I registi danesi, questo è indubbio, stanno pian piano scalando le gerarchie della cinematografia internazionale. Esempi? Lars von Trier è in breve tempo diventato uno dei registi più noti e influenti del cinema contemporaneo; Thomas Vinterberg, da Festen a Il sospetto, ha conquistato un posto di rilievo a livello planetario; Nicolas Winding Refn (Bronson, Drive), invece, continua ad ammaliare il pubblico con la sua poetica violenza. Tra questi nomi cerca di inserirsi anche Mikkel Nørgaard, regista del film Keeper of Lost Causes, proiettato nel corso della quarta edizione del Nordic Film Fest.
Base di partenza per Nørgaard, coadiuvato dallo sceneggiatore Nikolaj Arcel (Uomini che odiano le donne) è l’omonimo best-seller scritto da Jussi Adler-Olsen, tradotto in Italia da Marsilio con il titolo di La donna in gabbia. Il pluripremiato romanzo dello scrittore danese è uno di una serie di quattro thriller che ha venduto complessivamente quasi sette milioni di copie in tutto il mondo. Questo è il primo capitolo, dunque, di quella che si prospetta una lunga e redditizia serie di adattamenti cinematografici.
Dopo una sparatoria che coinvolge due suoi colleghi, l’agente investigativo Carl Mørck (Nikolaj Lie Kaas) viene trasferito al Dipartimento Q reparto per casi irrisolti dove si ritrova a lavorare con il suo nuovo assistente Assad (Fares Fares). Nonostante il suo compito sia quello di archiviare i casi, dopo un solo giorno di lavoro, il testardo agente coinvolge il suo collega in un caso misterioso: la scomparsa di Marete Lynggard (Sonja Richter) da un traghetto avvenuto cinque anni prima.

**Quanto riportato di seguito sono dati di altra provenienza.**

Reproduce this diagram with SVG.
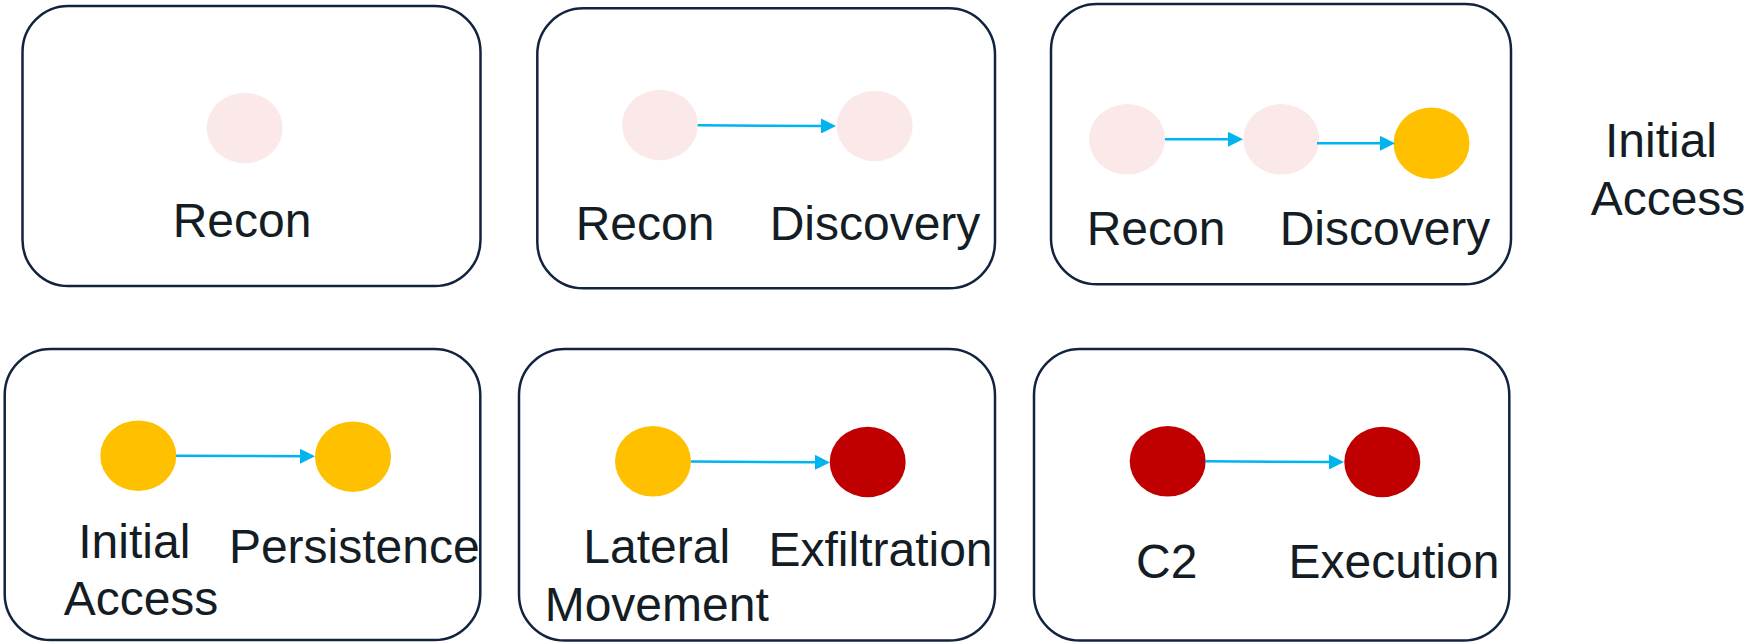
<svg xmlns="http://www.w3.org/2000/svg" width="1760" height="642" viewBox="0 0 1760 642">
  <style>
    .frame { fill: #ffffff; stroke: #12233f; stroke-width: 2.5; }
    .low { fill: #fbe9e9; }
    .mid { fill: #ffc000; }
    .high { fill: #c00000; }
    .lbl { font-family: "Liberation Sans", Arial, sans-serif; font-size: 48px; fill: #141c24; text-anchor: middle; }
    .edge { stroke: #00b4ee; stroke-width: 2.5; fill: none; marker-end: url(#arrow); }
  </style>
  <defs>
    <marker id="arrow" markerUnits="userSpaceOnUse" markerWidth="15" markerHeight="15" refX="3" refY="7.5" orient="auto">
      <path d="M0,0 L15,7.5 L0,15 z" fill="#00b4ee"/>
    </marker>
  </defs>
  <rect width="1760" height="642" fill="#ffffff"/>

  <!-- stage 1 -->
  <g id="stage1">
    <rect class="frame" x="22.5" y="6" width="458" height="280" rx="46"/>
    <ellipse class="low" cx="244.7" cy="128" rx="38" ry="35.3"/>
    <text class="lbl" x="242" y="237">Recon</text>
  </g>

  <!-- stage 2 -->
  <g id="stage2">
    <rect class="frame" x="537.3" y="8.3" width="457.7" height="280" rx="46"/>
    <ellipse class="low" cx="660" cy="125" rx="38" ry="35.3"/>
    <ellipse class="low" cx="874.7" cy="126" rx="38" ry="35.3"/>
    <text class="lbl" x="645" y="240">Recon</text>
    <text class="lbl" x="875" y="240">Discovery</text>
  </g>

  <!-- stage 3 -->
  <g id="stage3">
    <rect class="frame" x="1051" y="4" width="460" height="280.3" rx="46"/>
    <ellipse class="low" cx="1127" cy="139.3" rx="38" ry="35.3"/>
    <ellipse class="low" cx="1281.3" cy="139.3" rx="38" ry="35.3"/>
    <ellipse class="mid" cx="1431.5" cy="143.3" rx="38" ry="35.7"/>
    <text class="lbl" x="1156" y="245">Recon</text>
    <text class="lbl" x="1385" y="245">Discovery</text>
  </g>

  <!-- next stage caption -->
  <g id="next-stage">
    <text class="lbl" x="1661" y="157">Initial</text>
    <text class="lbl" x="1668" y="215">Access</text>
  </g>

  <!-- stage 4 -->
  <g id="stage4">
    <rect class="frame" x="4.7" y="349" width="475.6" height="291" rx="46"/>
    <ellipse class="mid" cx="138.3" cy="455.7" rx="38" ry="35.3"/>
    <ellipse class="mid" cx="353" cy="456.7" rx="38" ry="35.3"/>
    <text class="lbl" x="134.3" y="558">Initial</text>
    <text class="lbl" x="141" y="615">Access</text>
    <text class="lbl" x="354.3" y="563">Persistence</text>
  </g>

  <!-- stage 5 -->
  <g id="stage5">
    <rect class="frame" x="519" y="349" width="476" height="291.5" rx="46"/>
    <ellipse class="mid" cx="653" cy="461.3" rx="38" ry="35.3"/>
    <ellipse class="high" cx="867.7" cy="462" rx="38" ry="35.3"/>
    <text class="lbl" x="656.7" y="563">Lateral</text>
    <text class="lbl" x="656.7" y="621">Movement</text>
    <text class="lbl" x="880.5" y="565.5">Exfiltration</text>
  </g>

  <!-- stage 6 -->
  <g id="stage6">
    <rect class="frame" x="1034" y="349" width="475.3" height="291.5" rx="46"/>
    <ellipse class="high" cx="1167.7" cy="461.3" rx="38" ry="35.3"/>
    <ellipse class="high" cx="1382.3" cy="462" rx="38" ry="35.3"/>
    <text class="lbl" x="1166.7" y="578">C2</text>
    <text class="lbl" x="1394" y="578">Execution</text>
  </g>

  <!-- transitions -->
  <g id="connectors">
    <line class="edge" x1="697.7" y1="125.3" x2="824" y2="126"/>
    <line class="edge" x1="1165" y1="139.3" x2="1231" y2="139.3"/>
    <line class="edge" x1="1317" y1="143.3" x2="1383" y2="143.3"/>
    <line class="edge" x1="176" y1="455.7" x2="303" y2="456.3"/>
    <line class="edge" x1="691" y1="461.5" x2="818" y2="462.3"/>
    <line class="edge" x1="1205.3" y1="461.3" x2="1332" y2="462"/>
  </g>
</svg>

L’unico testimone della vicenda è il fratello cerebroleso della presunta vittima e da questo piccolo e irrilevante indizio i due si avventurano in un viaggio che li porterà sulle tracce del killer.
La fotografia cupa e l’imperturbabile freddezza espressiva del protagonista sono le note positive del film. Le riprese, girate nella maggior parte dei casi in interni, esasperano il clima tenebroso creato dall’asciutta macchina da presa del regista. L’unica pecca della pellicola è quella di sparare le sue cartucce abbondantemente prima della fine: l’avvincente climax, ossia la risoluzione del caso, viene mostrato troppo presto rendendo il finale prevedibile, e, dato che il genere di riferimento è il thriller, si potevano e dovevano cercare formule più creative.
Gli ultimi venti minuti nella tana del killer, infatti, non sono incisivi e i colpi di scena presenti sono troppo facilmente intuibili dallo spettatore. E questo pesa come un macigno nell’intera economia del film.